Mookie Moore

No. 66, 67
- Position: Guard

Personal information
- Born: November 1, 1976 (age 49) Fayette, Alabama, U.S.
- Listed height: 6 ft 4 in (1.93 m)
- Listed weight: 318 lb (144 kg)

Career information
- High school: Fayette County (AL)
- College: Alabama; Troy State;
- NFL draft: 2000: 4th round, 129th overall pick

Career history
- Washington Redskins (2000); Denver Broncos (2001–2002); Frankfurt Galaxy (2003); Atlanta Falcons (2003–2004); Green Bay Packers (2006)*;
- * Offseason and/or practice squad member only
- Stats at Pro Football Reference

= Michael Moore (offensive lineman) =

American football player (born 1976)

Michael Kenneth "Mookie" Moore (born November 1, 1976) is an American former professional football player who was a guard in the National Football League (NFL).

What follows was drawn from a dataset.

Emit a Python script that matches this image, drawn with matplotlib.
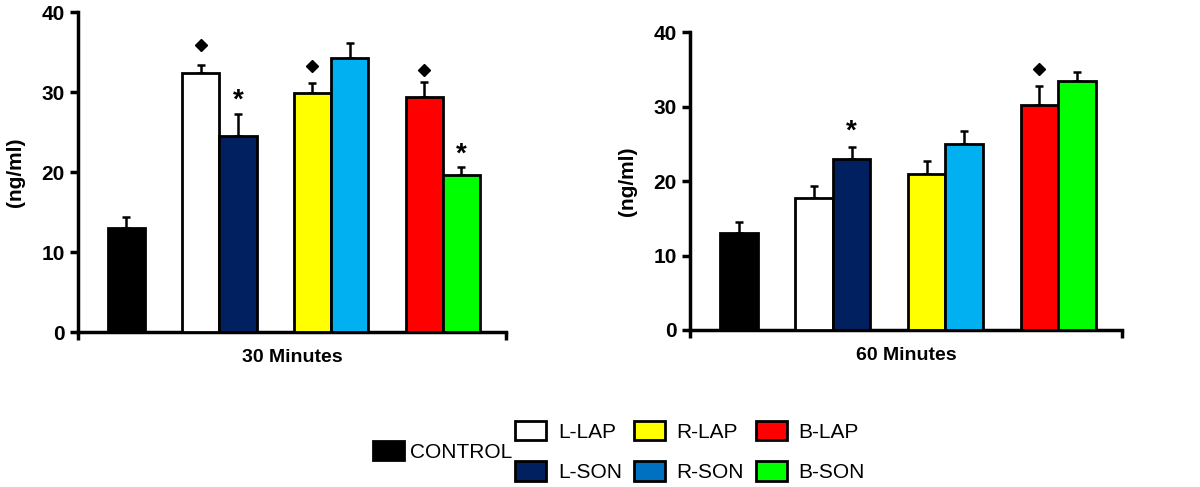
import matplotlib.pyplot as plt
from matplotlib.patches import Patch

plt.rcParams['font.family'] = ['Liberation Sans', 'DejaVu Sans']

# groups and colours
groups = ["CONTROL", "L-LAP", "L-SON", "R-LAP", "R-SON", "B-LAP", "B-SON"]
bar_colors = ["#000000", "#ffffff", "#002060", "#ffff00", "#00b0f0", "#ff0000", "#00ff00"]
legend_colors = ["#000000", "#ffffff", "#002060", "#ffff00", "#0070c0", "#ff0000", "#00ff00"]

# 30 minutes
mean_30 = [13.0, 32.4, 24.5, 29.9, 34.3, 29.4, 19.6]
err_30 = [1.4, 1.0, 2.8, 1.2, 1.9, 1.9, 1.1]
# 60 minutes
mean_60 = [13.0, 17.7, 23.0, 20.9, 25.0, 30.2, 33.4]
err_60 = [1.5, 1.7, 1.6, 1.8, 1.7, 2.6, 1.3]

# significance marks: (bar index, y, symbol)
marks_30 = [(1, 35.9, "diamond"), (2, 28.9, "star"), (3, 33.3, "diamond"),
            (5, 32.8, "diamond"), (6, 22.2, "star")]
marks_60 = [(2, 26.6, "star"), (5, 35.1, "diamond")]

x = [1.3, 3.3, 4.3, 6.3, 7.3, 9.3, 10.3]

fig = plt.figure(figsize=(12, 4.87), dpi=100)
ax1 = fig.add_axes([0.065, 0.318, 0.3567, 0.657])
ax2 = fig.add_axes([0.575, 0.3224, 0.36, 0.6113])


def draw(ax, means, errs, marks, title):
    ax.bar(x, means, width=1.0, color=bar_colors, edgecolor="black", linewidth=2.0, zorder=3)
    ax.errorbar(x, means, yerr=[[0] * len(errs), errs], fmt="none", ecolor="black",
                elinewidth=1.8, capsize=3, capthick=1.8, zorder=2)
    for i, yv, kind in marks:
        if kind == "diamond":
            ax.plot(x[i], yv, marker="D", markersize=6.5, color="black", zorder=4)
        else:
            ax.text(x[i], yv, "*", ha="center", va="center", fontsize=20,
                    fontweight="bold", zorder=4)
    ax.set_xlim(0, 11.5)
    ax.set_ylim(0, 40)
    ax.set_yticks([0, 10, 20, 30, 40])
    ax.set_xticks([0, 11.5])
    ax.set_xticklabels(["", ""])
    for s in ["top", "right"]:
        ax.spines[s].set_visible(False)
    for s in ["left", "bottom"]:
        ax.spines[s].set_linewidth(2.5)
    ax.tick_params(axis="both", width=2.5, length=6, direction="out")
    for lab in ax.get_yticklabels():
        lab.set_fontweight("bold")
        lab.set_fontsize(15)
    ax.set_ylabel("(ng/ml)", fontsize=15, fontweight="bold", labelpad=12)
    ax.set_xlabel(title, fontsize=14, fontweight="bold", labelpad=3)


draw(ax1, mean_30, err_30, marks_30, "30 Minutes")
draw(ax2, mean_60, err_60, marks_60, "60 Minutes")

handles = [Patch(facecolor=c, edgecolor="black", linewidth=2.0) for c in legend_colors]
leg1 = fig.legend([handles[0]], [groups[0]], loc="center", bbox_to_anchor=(0.369, 0.073),
                  frameon=False, fontsize=15, handlelength=1.5, handleheight=1.05,
                  handletextpad=0.3)
leg2 = fig.legend(handles[1:], groups[1:], ncol=3, loc="center", bbox_to_anchor=(0.575, 0.073),
                  frameon=False, fontsize=15, handlelength=1.5, handleheight=1.05,
                  handletextpad=0.55, columnspacing=0.57, labelspacing=0.95)

fig.savefig("out.png", dpi=100)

He played college football for the Alabama Crimson Tide and Troy Trojans.

== Football career ==
Moore played college football at the University of Alabama and Troy State University. He was selected in the fourth round of the 2000 NFL draft. Moore played for the National Football League (NFL) teams of Washington Redskins and the Atlanta Falcons.

== Personal life ==
Moore is the brother of Devin Moore, a death row convict of the Strickland v. Sony case. He became a member of Phi Beta Sigma fraternity through the Theta Delta chapter at the University of Alabama.